Bilal gibi ülkenin en iyi stoperlerinden birini yitirdiğinizde, onun ayarında olmasa bile en azından iş yapacak bir stoperi monte etmeniz gerekir ama Türk Ocağı’nın, Karşıyaka’dan aldığı ve takımdaki altyapıdan olmayan tek futbolu Olgun, üzülerek söylüyorum bu yeri dolduracak kalitede bir stoper değil.
Belki Karşıyaka’da görevini başarı ile yapıyordu, İlk kez oynadığı bir takımda yabancılık da çekmiş olabilir ama rakip santrafordan bu denli çalım yiyen, her defasında aciz duruma düşen bir futbolcu olmak, onun adına şanssızlık olsa gerek. Hoş, Olgun, Sampson Agoha karşısında aciz kaldı da, diğer stoper İlker İnceler kalmadı mı? O da, Olgun’la birlikte, hem de aynı anda çalımlardan nasibini aldı.
Kaleci Hüseyin farkı önleyen kurtarışlar yaptı. Mehmet Uçar, İsmet, İlker Tek, Ali Avcısoyu ellerinden geleni yaptılar. İbrahim, sakatlıktan mı nedir? Dura dura oynuyor, topu kaptırdıklarında geri dönmüyor. Duran top kullandığında bir şutu direkten döndü, o da onun ve takımının şanssızlığı oldu.
Cevdet, oynamaya oynamaya futbolu unutmuş. Gerçek yeri olan forvette etkili olamadı. T. Ocağı’nda bir tek Doğukan’ı ayrı değerlendirmek gerekir. Maçın son dakikasına kadar çok çalıştı, top taşıdı, çalımlarla rakiplerini eksiltti, kale içine toplar indirdi ama Cevdet bunları değerlendiremedi.
Türk Ocağı, bir eksik oynayan rakibine üç farkla yenildi ama bu daha çok Sampson’un mükemmel oynamasından, başka bir anlatımla, Ocak savunma oyuncularının onu tutamamalarından kaynaklandı.
Tek iddiası, altyapıdan gelen futbolcuları ile ligde tutunmak olan T. Ocağı’nın bu hedefe rahatlıkla ulaşacağı konusunda şüphem yok. Çünkü her takımda Sampson gibi bir yetenek yok. Ayrıca, çok daha zayıf takımlar var.
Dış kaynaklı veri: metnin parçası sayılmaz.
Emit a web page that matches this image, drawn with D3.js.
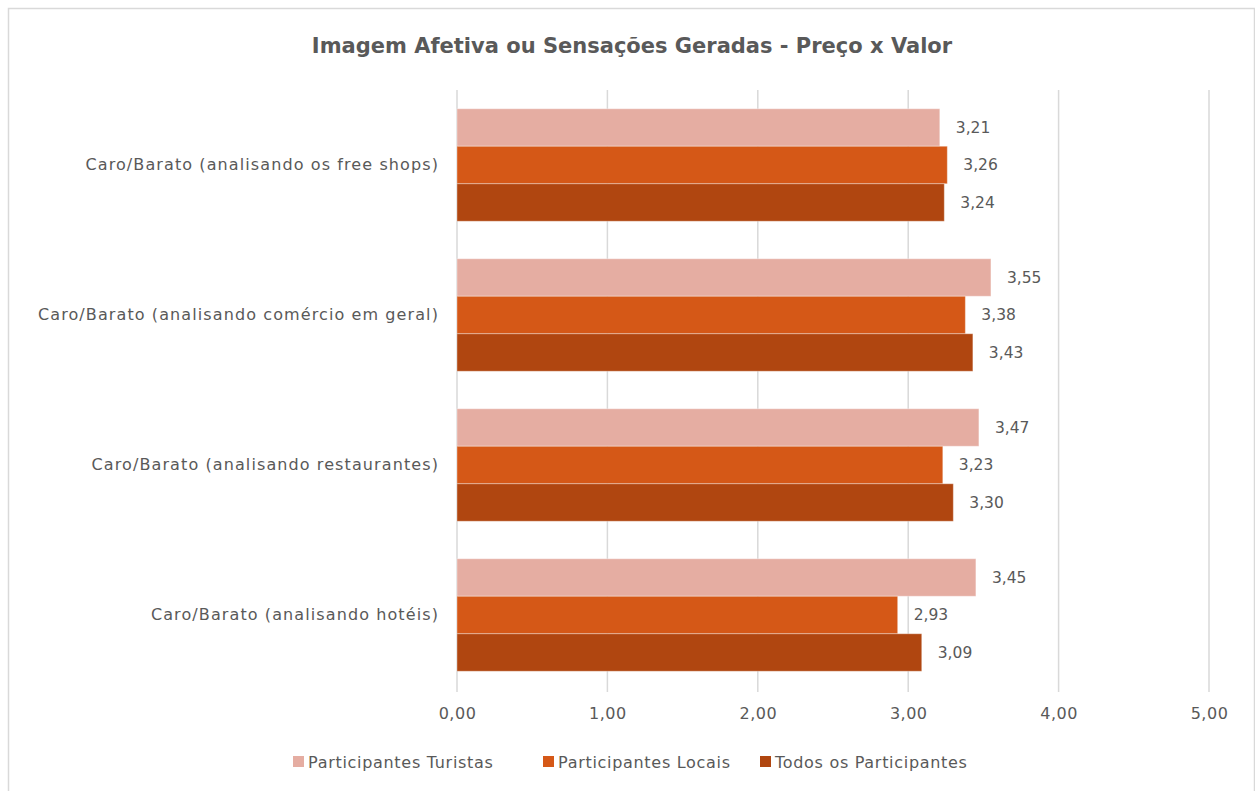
<!DOCTYPE html>
<html>
<head>
<meta charset="utf-8">
<script src="https://cdn.jsdelivr.net/npm/d3@7"></script>
<style>
  html, body { margin: 0; padding: 0; background: #fff; }
  svg { display: block; }
  text { font-family: "Century Gothic", "DejaVu Sans", sans-serif; fill: #595959; }
</style>
</head>
<body>
<script>
// Categories (top to bottom) and series values
const categories = [
  "Caro/Barato (analisando os free shops)",
  "Caro/Barato (analisando comércio em geral)",
  "Caro/Barato (analisando restaurantes)",
  "Caro/Barato (analisando hotéis)"
];
const seriesNames = ["Participantes Turistas", "Participantes Locais", "Todos os Participantes"];
const turistas = [3.21, 3.55, 3.47, 3.45];
const locais   = [3.26, 3.38, 3.23, 2.93];
const todos    = [3.24, 3.43, 3.30, 3.09];
const tickValues = [0, 1, 2, 3, 4, 5];
const colors = ["#e5ada2", "#d55817", "#b04610"];

const title = "Imagem Afetiva ou Sensações Geradas - Preço x Valor";
const W = 1255, H = 791;
const plot = { left: 457, right: 1209, top: 90, bottom: 690 };
const FONT = "\"Century Gothic\", \"DejaVu Sans\", sans-serif";

const svg = d3.select("body").append("svg").attr("width", W).attr("height", H);

// chart frame
svg.append("rect")
  .attr("x", 8.5).attr("y", 8.5).attr("width", W - 9).attr("height", H)
  .attr("fill", "#fff").attr("stroke", "#d9d9d9").attr("stroke-width", 1.5);

const x = d3.scaleLinear().domain([0, 5]).range([plot.left, plot.right]);
const y = d3.scaleBand().domain(categories).range([plot.top, plot.bottom])
  .paddingInner(0.25).paddingOuter(0.125);
const ySub = d3.scaleBand().domain(seriesNames).range([0, y.bandwidth()]);

const fmt = v => d3.format(".2f")(v).replace(".", ",");

// vertical gridlines
svg.append("g").selectAll("line").data(tickValues).join("line")
  .attr("x1", d => x(d)).attr("x2", d => x(d))
  .attr("y1", plot.top).attr("y2", plot.bottom + 2)
  .attr("stroke", "#d9d9d9").attr("stroke-width", 1.5);

// x axis tick labels
const xAxis = d3.axisBottom(x).tickValues(tickValues).tickSize(0).tickFormat(fmt);
const gx = svg.append("g").attr("transform", `translate(0,${plot.bottom + 15})`).call(xAxis);
gx.select(".domain").remove();
gx.selectAll("text").attr("font-size", 16).attr("letter-spacing", 0.5)
  .style("fill", "#595959").style("font-family", FONT);

// category labels
const yAxis = d3.axisLeft(y).tickSize(0).tickPadding(18);
const gy = svg.append("g").attr("transform", `translate(${plot.left},0)`).call(yAxis);
gy.select(".domain").remove();
gy.selectAll("text").attr("font-size", 16).attr("letter-spacing", 1.1)
  .style("fill", "#595959").style("font-family", FONT);

// bars
const rows = categories.map((c, i) => ({
  cat: c,
  vals: [turistas[i], locais[i], todos[i]]
}));
const groups = svg.append("g").selectAll("g").data(rows).join("g")
  .attr("transform", d => `translate(0,${y(d.cat)})`);

groups.selectAll("rect").data(d => d.vals.map((v, k) => ({ v, k }))).join("rect")
  .attr("x", x(0))
  .attr("y", d => ySub(seriesNames[d.k]))
  .attr("width", d => x(d.v) - x(0))
  .attr("height", ySub.bandwidth())
  .attr("fill", d => colors[d.k])
  .attr("stroke", "#fff").attr("stroke-opacity", 0.35).attr("stroke-width", 1);

groups.selectAll("text").data(d => d.vals.map((v, k) => ({ v, k }))).join("text")
  .attr("x", d => x(d.v) + 16)
  .attr("y", d => ySub(seriesNames[d.k]) + ySub.bandwidth() / 2)
  .attr("dy", "0.35em")
  .attr("font-size", 15.5)
  .text(d => fmt(d.v));

// title
svg.append("text")
  .attr("x", 632).attr("y", 53)
  .attr("text-anchor", "middle")
  .attr("font-size", 21).attr("font-weight", "bold")
  .text(title);

// legend
const legendX = [293, 543, 760];
const lg = svg.append("g").selectAll("g").data(seriesNames).join("g")
  .attr("transform", (d, i) => `translate(${legendX[i]},762)`);
lg.append("rect").attr("x", 0).attr("y", -6).attr("width", 11).attr("height", 11)
  .attr("fill", (d, i) => colors[i]);
lg.append("text").attr("x", 15).attr("dy", "0.35em").attr("font-size", 16)
  .attr("letter-spacing", 0.7).text(d => d);
</script>
</body>
</html>
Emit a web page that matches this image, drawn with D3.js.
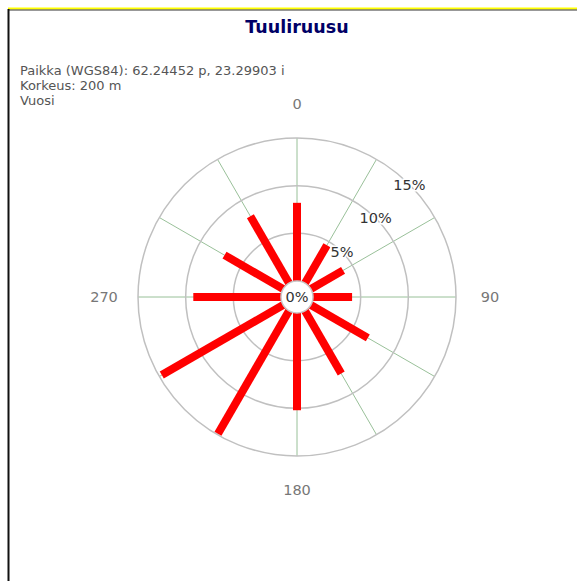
<!DOCTYPE html>
<html>
<head>
<meta charset="utf-8">
<script src="https://cdn.jsdelivr.net/npm/d3@7"></script>
<style>
  html, body { margin: 0; padding: 0; background: #fff; }
  svg { display: block; font-family: "DejaVu Sans", Verdana, sans-serif; }
</style>
</head>
<body>
<svg id="chart" width="577" height="581"></svg>
<script>
"use strict";

// suunnat (astetta) ja osuudet (%)
var directions = [0, 30, 60, 90, 120, 150, 180, 210, 240, 270, 300, 330];
var frequencies = [8.2, 4.6, 3.9, 4.1, 6.9, 7.6, 10.2, 14.9, 14.7, 9.2, 7.1, 8.1];
var ringTicks = [5, 10, 15];
var axisLabels = [0, 90, 180, 270];
var titleText = "Tuuliruusu";
var infoLines = ["Paikka (WGS84): 62.24452 p, 23.29903 i", "Korkeus: 200 m", "Vuosi"];

var cfg = {
  width: 577, height: 581,
  cx: 297, cy: 297,
  inner: 16, outer: 159,
  labelR: 193
};

var svg = d3.select("#chart");

// kehys
svg.append("line").attr("x1", 8).attr("x2", cfg.width).attr("y1", 8.5).attr("y2", 8.5)
  .attr("stroke", "#ffff00").attr("stroke-width", 2);
svg.append("line").attr("x1", 8).attr("x2", cfg.width).attr("y1", 10).attr("y2", 10)
  .attr("stroke", "#333").attr("stroke-width", 1);
svg.append("line").attr("x1", 8.5).attr("x2", 8.5).attr("y1", 9).attr("y2", cfg.height)
  .attr("stroke", "#111").attr("stroke-width", 2);

svg.append("text")
  .attr("x", cfg.cx).attr("y", 33)
  .attr("text-anchor", "middle")
  .attr("font-size", 17.5).attr("font-weight", "bold")
  .attr("fill", "#000066")
  .text(titleText);

svg.append("g").selectAll("text")
  .data(infoLines)
  .enter().append("text")
  .attr("x", 20)
  .attr("y", function(d, i) { return 75 + i * 15; })
  .attr("font-size", 13)
  .attr("fill", "#555")
  .text(function(d) { return d; });

var rScale = d3.scaleLinear().domain([0, 15]).range([cfg.inner, cfg.outer]);

var plot = svg.append("g")
  .attr("transform", "translate(" + cfg.cx + "," + cfg.cy + ")");

function px(angle, r) { return r * Math.sin(angle * Math.PI / 180); }
function py(angle, r) { return -r * Math.cos(angle * Math.PI / 180); }

// säteet
plot.selectAll(".spoke")
  .data(directions)
  .enter().append("line")
  .attr("class", "spoke")
  .attr("x1", 0).attr("y1", 0)
  .attr("x2", function(d) { return px(d, cfg.outer); })
  .attr("y2", function(d) { return py(d, cfg.outer); })
  .attr("stroke", "#7fb07f").attr("stroke-width", 0.8);

// renkaat
plot.selectAll(".ring")
  .data(ringTicks)
  .enter().append("circle")
  .attr("class", "ring")
  .attr("r", function(d) { return rScale(d); })
  .attr("fill", "none")
  .attr("stroke", "#c0c0c0").attr("stroke-width", 1.5);

// palkit
plot.selectAll(".bar")
  .data(directions)
  .enter().append("line")
  .attr("class", "bar")
  .attr("x1", 0).attr("y1", 0)
  .attr("x2", function(d, i) { return px(d, rScale(frequencies[i])); })
  .attr("y2", function(d, i) { return py(d, rScale(frequencies[i])); })
  .attr("stroke", "#ff0000").attr("stroke-width", 8);

// keskusta
plot.append("circle")
  .attr("r", cfg.inner)
  .attr("fill", "#fff")
  .attr("stroke", "#c8c8c8").attr("stroke-width", 1.5);
plot.append("text")
  .attr("y", 5).attr("text-anchor", "middle")
  .attr("font-size", 14.5).attr("fill", "#333")
  .text("0%");

// renkaiden otsikot
plot.selectAll(".ringLabel")
  .data(ringTicks)
  .enter().append("text")
  .attr("class", "ringLabel")
  .attr("x", function(d) { return px(45, rScale(d)); })
  .attr("y", function(d) { return py(45, rScale(d)) + 5; })
  .attr("text-anchor", "middle")
  .attr("font-size", 14.5).attr("fill", "#333")
  .attr("stroke", "#fff").attr("stroke-width", 3).attr("paint-order", "stroke")
  .text(function(d) { return d + "%"; });

// ilmansuunnat
plot.selectAll(".axisLabel")
  .data(axisLabels)
  .enter().append("text")
  .attr("class", "axisLabel")
  .attr("x", function(d) { return px(d, cfg.labelR); })
  .attr("y", function(d) { return py(d, cfg.labelR) + 5; })
  .attr("text-anchor", "middle")
  .attr("font-size", 14.5).attr("fill", "#777")
  .text(function(d) { return d; });
</script>
</body>
</html>
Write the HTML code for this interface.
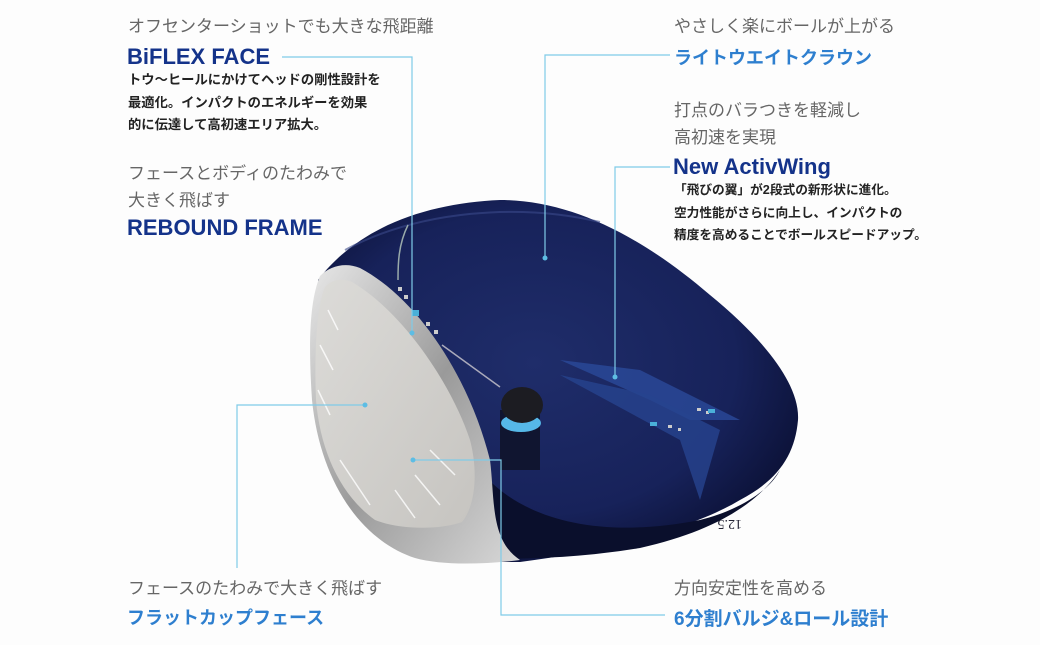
<!DOCTYPE html>
<html><head><meta charset="utf-8"><style>
body{margin:0;width:1040px;height:645px;background:#fdfdfd;overflow:hidden;position:relative;font-family:"Liberation Sans","Noto Sans CJK JP",sans-serif}
.t{position:absolute;white-space:nowrap}
.g{color:#666;font-size:17px}
.n{color:#14338a;font-size:22px;font-weight:bold}
.b{color:#2e7fcf;font-size:18px;font-weight:bold}
.k{color:#222;font-size:13.3px;font-weight:bold;line-height:22.5px}
svg{position:absolute;left:0;top:0}
</style></head><body>
<svg width="1040" height="645">
<defs>
<radialGradient id="crown" cx="0.45" cy="0.45" r="0.6">
<stop offset="0" stop-color="#1f2d6a"/><stop offset="0.7" stop-color="#17225a"/><stop offset="1" stop-color="#0c1238"/></radialGradient>
<linearGradient id="chrome" x1="0" y1="0" x2="1" y2="1">
<stop offset="0" stop-color="#e8e8e8"/><stop offset="0.5" stop-color="#9a9a9a"/><stop offset="1" stop-color="#d8d8d8"/></linearGradient>
<linearGradient id="face" x1="0" y1="0" x2="1" y2="1">
<stop offset="0" stop-color="#dcdbd8"/><stop offset="1" stop-color="#c6c4c0"/></linearGradient>
</defs>
<path d="M318,280 C360,225 430,203 500,200 C570,200 640,235 710,295 C765,340 800,385 798,420 C795,455 778,480 740,500 C690,530 600,552 520,562 L440,562 Z" fill="url(#crown)"/>
<path d="M345,250 C420,210 520,203 600,222" stroke="#3a4a8a" stroke-width="2" fill="none" opacity="0.6"/>
<path d="M560,360 L640,370 L700,400 L740,420 L690,420 L650,400 Z" fill="#2a4a9a" opacity="0.8"/>
<path d="M560,375 L650,395 L720,430 L700,500 L680,440 Z" fill="#27438f" opacity="0.8"/>
<path d="M480,470 C520,520 600,540 700,520 C740,510 770,490 780,470 C760,500 720,530 640,548 C580,558 520,560 470,558 Z" fill="#0a0f2c"/>
<path d="M320,276 C330,266 345,262 360,268 C420,300 470,380 490,460 C495,500 490,540 520,560 C480,565 440,565 415,558 C360,540 320,480 312,400 C308,340 310,300 320,276 Z" fill="url(#chrome)"/>
<path d="M325,287 C332,279 342,278 352,282 C400,310 450,380 470,440 C478,470 476,505 462,522 C440,530 400,530 375,520 C340,495 320,450 316,400 C314,350 317,305 325,287 Z" fill="url(#face)"/>
<g stroke="#fff" stroke-width="1.5" opacity="0.8">
<line x1="328" y1="310" x2="338" y2="330"/><line x1="320" y1="345" x2="333" y2="370"/><line x1="318" y1="390" x2="330" y2="415"/>
<line x1="430" y1="450" x2="455" y2="475"/><line x1="415" y1="475" x2="440" y2="505"/><line x1="395" y1="490" x2="415" y2="518"/><line x1="340" y1="460" x2="370" y2="505"/>
</g>
<path d="M500,410 L540,410 L540,470 L500,470 Z" fill="#101530"/>
<ellipse cx="521" cy="423" rx="20" ry="9" fill="#56b8e8"/>
<ellipse cx="522" cy="405" rx="21" ry="18" fill="#1c1c22"/>
<path d="M408,225 C398,245 398,265 398,280" stroke="#9aa" stroke-width="1.5" fill="none"/>
<line x1="442" y1="345" x2="500" y2="387" stroke="#aab" stroke-width="1.5"/>
<g fill="#ccc"><rect x="398" y="287" width="4" height="4"/><rect x="404" y="295" width="4" height="4"/><rect x="426" y="322" width="4" height="4"/><rect x="434" y="330" width="4" height="4"/>
<rect x="697" y="408" width="4" height="3"/><rect x="706" y="411" width="3" height="3"/><rect x="668" y="425" width="4" height="3"/><rect x="678" y="428" width="3" height="3"/></g>
<rect x="412" y="310" width="7" height="6" fill="#4ab0d8"/><rect x="708" y="409" width="7" height="4" fill="#4ab0d8"/><rect x="650" y="422" width="7" height="4" fill="#4ab0d8"/>
<text x="0" y="0" transform="translate(742,520) rotate(180)" font-size="14" fill="#223" font-family="Liberation Serif,serif">12.5</text>
<g stroke="#7fcbe8" stroke-width="1.2" fill="none">
<polyline points="282,57 412,57 412,333"/>
<polyline points="670,55 545,55 545,258"/>
<polyline points="670,167 615,167 615,377"/>
<polyline points="237,568 237,405 363,405"/>
<polyline points="413,460 501,460 501,615 665,615"/>
</g>
<g fill="#5dbde4"><circle cx="412" cy="333" r="2.5"/><circle cx="545" cy="258" r="2.5"/><circle cx="615" cy="377" r="2.5"/><circle cx="365" cy="405" r="2.5"/><circle cx="413" cy="460" r="2.5"/></g>
</svg>
<div class="t g" style="left:128px;top:12px">オフセンターショットでも大きな飛距離</div>
<div class="t n" style="left:127px;top:44px">BiFLEX FACE</div>
<div class="k t" style="left:128px;top:69px">トウ～ヒールにかけてヘッドの剛性設計を<br>最適化。インパクトのエネルギーを効果<br>的に伝達して高初速エリア拡大。</div>
<div class="t g" style="left:128px;top:160px;line-height:27px">フェースとボディのたわみで<br>大きく飛ばす</div>
<div class="t n" style="left:127px;top:215px">REBOUND FRAME</div>
<div class="t g" style="left:674px;top:12px">やさしく楽にボールが上がる</div>
<div class="t b" style="left:674px;top:44px">ライトウエイトクラウン</div>
<div class="t g" style="left:674px;top:97px;line-height:27px">打点のバラつきを軽減し<br>高初速を実現</div>
<div class="t n" style="left:673px;top:154px">New ActivWing</div>
<div class="k t" style="left:674px;top:179px;font-size:12.7px">「飛びの翼」が2段式の新形状に進化。<br>空力性能がさらに向上し、インパクトの<br>精度を高めることでボールスピードアップ。</div>
<div class="t g" style="left:128px;top:574px">フェースのたわみで大きく飛ばす</div>
<div class="t b" style="left:127px;top:604px">フラットカップフェース</div>
<div class="t g" style="left:674px;top:574px">方向安定性を高める</div>
<div class="t b" style="left:674px;top:604px;font-size:19px">6分割バルジ&amp;ロール設計</div>
</body></html>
Gönyeli, devre arasında gerçekten nokta transfer yapmış. Yirmi yaşını daha bitirmemiş Nijeryalı gol ayağı; uzun boyuna rağmen müthiş hızlı ve estetik çalımlar atabilen bir futbolcu. Attığı iki golde ve kalecinin kurtardıklarında da rakibi çalımlarla eksiltip vuruş yapabildi. Vuruş tekniğini geliştirdiği takdirde, Süper Lig’in en iş yapan golcüsü olur.
Gönyeli futbolcuları, topu kazandıklarında hızla çıkabilen bir futbolu Ocak karşısında uygulamayı başardılar. Özellikle savunmada kazanılan toplar ve kanat bindirmelerinde topu Sampson’la buluşturmasını başardılar. On kişi kaldıkları dakikalarda bile panik yapmadan aynı sistemi uyguladılar. Kağan’ın yerine 60’ıncı dakikada oyuna giren genç Şükrü harika işler yaptı. Savunmayı çalımladı, geçti, vurdu, top kaleciden döndü. Uzatmanın son dakikasında aynı beceriyi gösterdi, takımına penaltı kazandırdı, skoru üçleyen golü attı.
Yardımcı hakem Mustafa Torun, Sampson’un ikinci golünde sanki ofsayt pozisyonunu kaçırmış gibi geldi bana. Savunmadan atılan uzun topla buluştuğunda Sampson, sanki savunmanın önünde idi. T. Ocağı’nı da bu ikinci gol yıktı zaten.